We know from medical image processing used, for example, to diagnose lung cancer, that machine learning models can provide a highly accurate assessment for new patients when trained with enough data. However, knowing the final prediction is not enoughDoctors need to understand why and where the AI algorithm detected cancer. The same is true for engineering applications.  

“Knowing that a door is not manufacturable is not enough. You need to understand why, and even more importantly how you could change the design and operating conditions to make it manufacturable”, says project leader Dr Joël Henry.

Regions with poor manufacturability. Image courtey of Monolith AI

Therefore, the goal is to build a new version of explainable AI that will provide clear feedback to engineers on how it arrived at its conclusions, removing the ‘black box’ dilemma.

Monolith AI and Imperial College London want to streamline the manufacturing process and provide a new competitive advantage to high volume manufacturers by using AI to learn from what could be manufactured in the past and predict what is best for new components, enabling engineers to build expert simulations based on repetitive tasks and historic data. 

The platform will be developed over the course of 18 months, and will be evaluated by multiple industry partners.

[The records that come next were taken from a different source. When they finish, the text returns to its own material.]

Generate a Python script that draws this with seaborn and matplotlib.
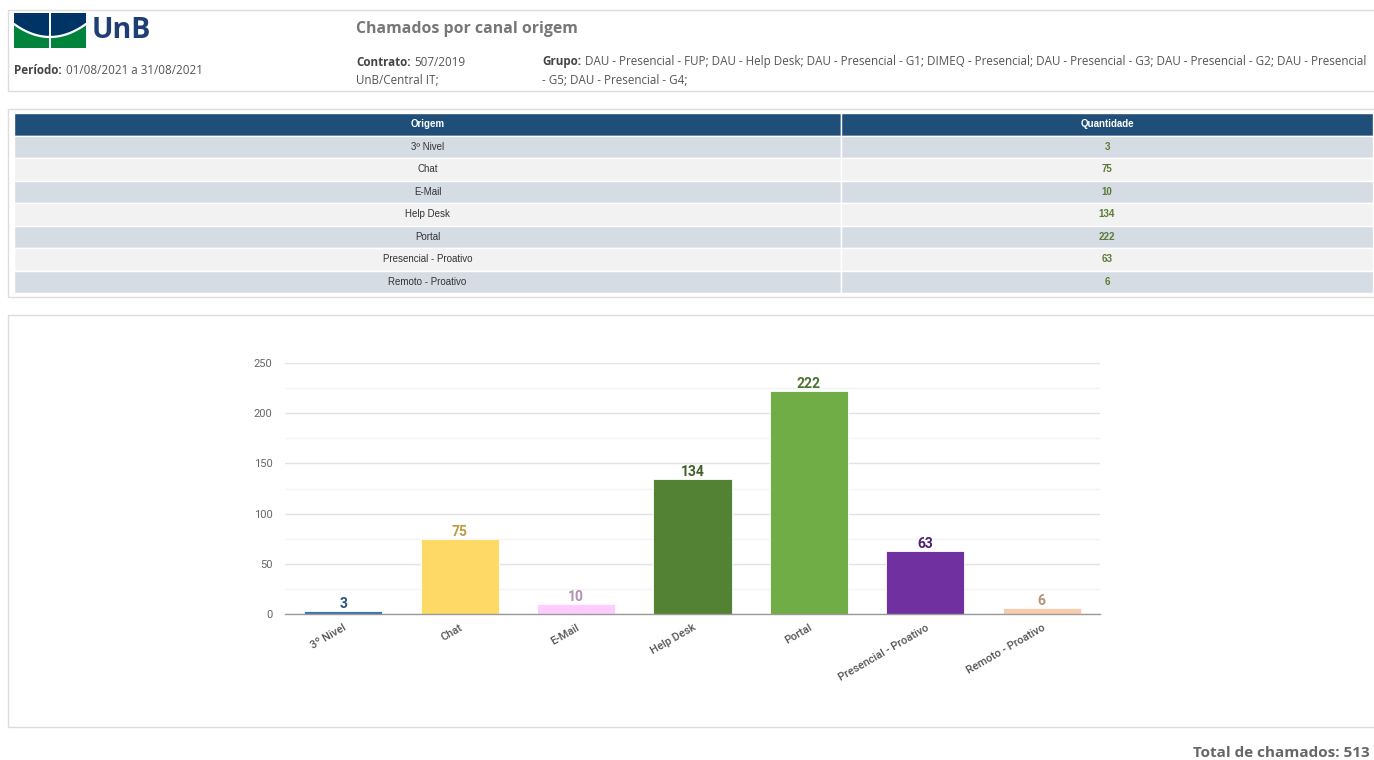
import numpy as np
import matplotlib
matplotlib.use('Agg')
import matplotlib.pyplot as plt
import seaborn as sns
from matplotlib.patches import Rectangle, Polygon

# dados do relatório
origens = ['3º Nivel', 'Chat', 'E-Mail', 'Help Desk', 'Portal',
           'Presencial - Proativo', 'Remoto - Proativo']
quantidades = [3, 75, 10, 134, 222, 63, 6]
cores_barras = ['#3A74B4', '#FFD966', '#FFCCFF', '#548235', '#70AD47', '#7030A0', '#F8CBAD']
cores_rotulos = ['#2C5282', '#BF9B45', '#B48EB4', '#3F6128', '#4B7332', '#4B2270', '#B39278']
y_ticks = [0, 50, 100, 150, 200, 250]

titulo = 'Chamados por canal origem'
periodo = '01/08/2021 a 31/08/2021'
contrato = '507/2019'
cliente = 'UnB/Central IT;'
grupo_l1 = ('DAU - Presencial - FUP; DAU - Help Desk; DAU - Presencial - G1; DIMEQ - Presencial; '
            'DAU - Presencial - G3; DAU - Presencial - G2; DAU - Presencial')
grupo_l2 = '- G5; DAU - Presencial - G4;'
colunas = ['Origem', 'Quantidade']

W, H = 1374, 760
sns.set_theme(style='white')
plt.rcParams['font.family'] = ['Open Sans', 'DejaVu Sans']

fig = plt.figure(figsize=(W / 100, H / 100), dpi=100)
fig.patch.set_facecolor('white')


def frac(x0, y0, x1, y1):
    """caixa em pixels (origem no topo) -> fração da figura"""
    return [x0 / W, 1 - y1 / H, (x1 - x0) / W, (y1 - y0) / H]


# 1. fundo com molduras e cabeçalho
bg = fig.add_axes([0, 0, 1, 1])
bg.set_xlim(0, W)
bg.set_ylim(H, 0)
bg.axis('off')

for y0, y1 in [(10, 91), (109, 297), (315, 727)]:
    bg.add_patch(Rectangle((8, y0), 1400, y1 - y0, fill=False, ec='#DCDCDC', lw=1))

# logo UnB
bg.add_patch(Rectangle((14, 13), 72, 35, fc='#00843D', ec='none'))
xs = np.linspace(14, 86, 40)
ys = 23 + 13 * (1 - ((xs - 50) / 36) ** 2)
bg.add_patch(Polygon([(14, 13), (86, 13)] + list(zip(xs[::-1], ys[::-1])), closed=True,
                     fc='#003366', ec='none'))
bg.plot(xs, ys + 1, color='white', lw=1.6)
bg.plot([50, 50], [13, 48], color='white', lw=1.4)
bg.text(92, 31, 'UnB', fontsize=20.5, fontweight='bold', color='#1F3E74', va='center')

FS = 8.4


def rotulo(x, y, negrito, resto):
    t = bg.text(x, y, negrito, fontsize=FS, fontweight='bold', color='#444444', va='center')
    bg.annotate(resto, xy=(1, 0.5), xycoords=t, xytext=(3, 0), textcoords='offset points',
                fontsize=FS, color='#555555', va='center')


bg.text(356, 29, titulo, fontsize=11.4, fontweight='bold', color='#777777', va='center')
rotulo(14, 71, 'Período:', periodo)
rotulo(356, 62, 'Contrato:', contrato)
bg.text(356, 80, cliente, fontsize=FS, color='#555555', va='center')
rotulo(542, 62, 'Grupo:', grupo_l1)
bg.text(542, 80, grupo_l2, fontsize=FS, color='#555555', va='center')

# total: no original fica cortado na borda, aqui mantido inteiro
bg.text(1370, 757, f'Total de chamados: {sum(quantidades)}', fontsize=11,
        fontweight='bold', color='#666666', va='baseline', ha='right')

# 2. tabela
tab_ax = fig.add_axes(frac(14, 113, 1373, 293))
tab_ax.axis('off')
linhas = [[o, str(q)] for o, q in zip(origens, quantidades)]
tabela = tab_ax.table(cellText=linhas, colLabels=colunas, cellLoc='center',
                      bbox=[0, 0, 1, 1], colWidths=[827, 532])
tabela.auto_set_font_size(False)
for (r, c), cell in tabela.get_celld().items():
    cell.set_edgecolor('white')
    cell.set_linewidth(1)
    txt = cell.get_text()
    txt.set_fontfamily(['Liberation Sans', 'DejaVu Sans'])
    txt.set_fontsize(7)
    if r == 0:
        cell.set_facecolor('#1F4E79')
        txt.set_color('white')
        txt.set_fontweight('bold')
    else:
        cell.set_facecolor('#D6DCE4' if r % 2 == 1 else '#F2F2F2')
        if c == 1:
            txt.set_color('#5A7A35')
            txt.set_fontweight('bold')
        else:
            txt.set_color('#333333')

# 3. gráfico de barras
ax = fig.add_axes(frac(285, 363, 1100, 614))
sns.barplot(x=origens, y=quantidades, hue=origens, palette=cores_barras, legend=False,
            width=0.67, saturation=1, edgecolor='white', linewidth=0.6, ax=ax)
ax.set_xlim(-0.5, len(origens) - 0.5)
ax.set_ylim(y_ticks[0], y_ticks[-1])
ax.set_yticks(y_ticks)
ax.set_yticks([t + 25 for t in y_ticks[:-1]], minor=True)
ax.grid(axis='y', which='major', color='#E3E3E3', lw=1)
ax.grid(axis='y', which='minor', color='#F4F4F4', lw=1)
ax.set_axisbelow(True)
for s in ['top', 'right', 'left']:
    ax.spines[s].set_visible(False)
ax.spines['bottom'].set_color('#9A9A9A')
ax.spines['bottom'].set_linewidth(1)
ax.set_facecolor('white')

ax.tick_params(axis='y', which='both', length=0, pad=9, labelsize=8, labelcolor='#666666')
ax.tick_params(axis='x', length=0, pad=6, labelsize=8, labelcolor='#555555')
for lbl in ax.get_yticklabels():
    lbl.set_fontfamily(['Roboto', 'DejaVu Sans'])
for lbl in ax.get_xticklabels():
    lbl.set_fontfamily(['Roboto', 'DejaVu Sans'])
    lbl.set_fontweight('medium')
    lbl.set_rotation(30)
    lbl.set_ha('right')
    lbl.set_rotation_mode('anchor')
ax.set_xlabel('')
ax.set_ylabel('')

for cont, cor in zip(ax.containers, cores_rotulos):
    ax.bar_label(cont, color=cor, fontsize=10, fontweight='bold', padding=0,
                 fontfamily=['Roboto', 'DejaVu Sans'])

fig.savefig('out.png', dpi=100)
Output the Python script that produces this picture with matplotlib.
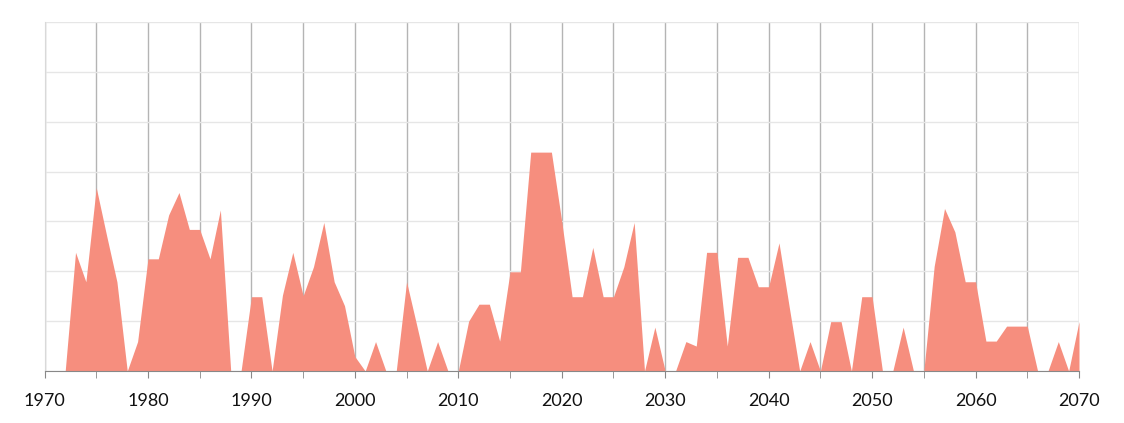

If successful, the project is set to revolutionise Computer-Aided Engineering (CAE) within the manufacturing industry, allowing engineers to run complex manufacturability assessment in seconds compared to weeks freeing up engineering skills for the most complex, value-added tasks. 

Dr Richard Ahlfeld, CEO and founder of Monolith AI. Image courtesy of Monolith AI
Dr Richard Ahlfeld, CEO and founder of Monolith AI. Image courtesy of Monolith AI

Dr Richard Ahlfeld, CEO and founder of Monolith AI, comments: “CAE has done a fantastic job advancing component manufacturing, but there are still many areas where physical simulations still cannot capture the true complexity of components. Large engineering companies collect a lot of data when assessing manufacturability and our goal is to make that data work to their advantage. This latest funding will allow us to explore this possibility and drive not only the automotive industry, but other sectors forward.”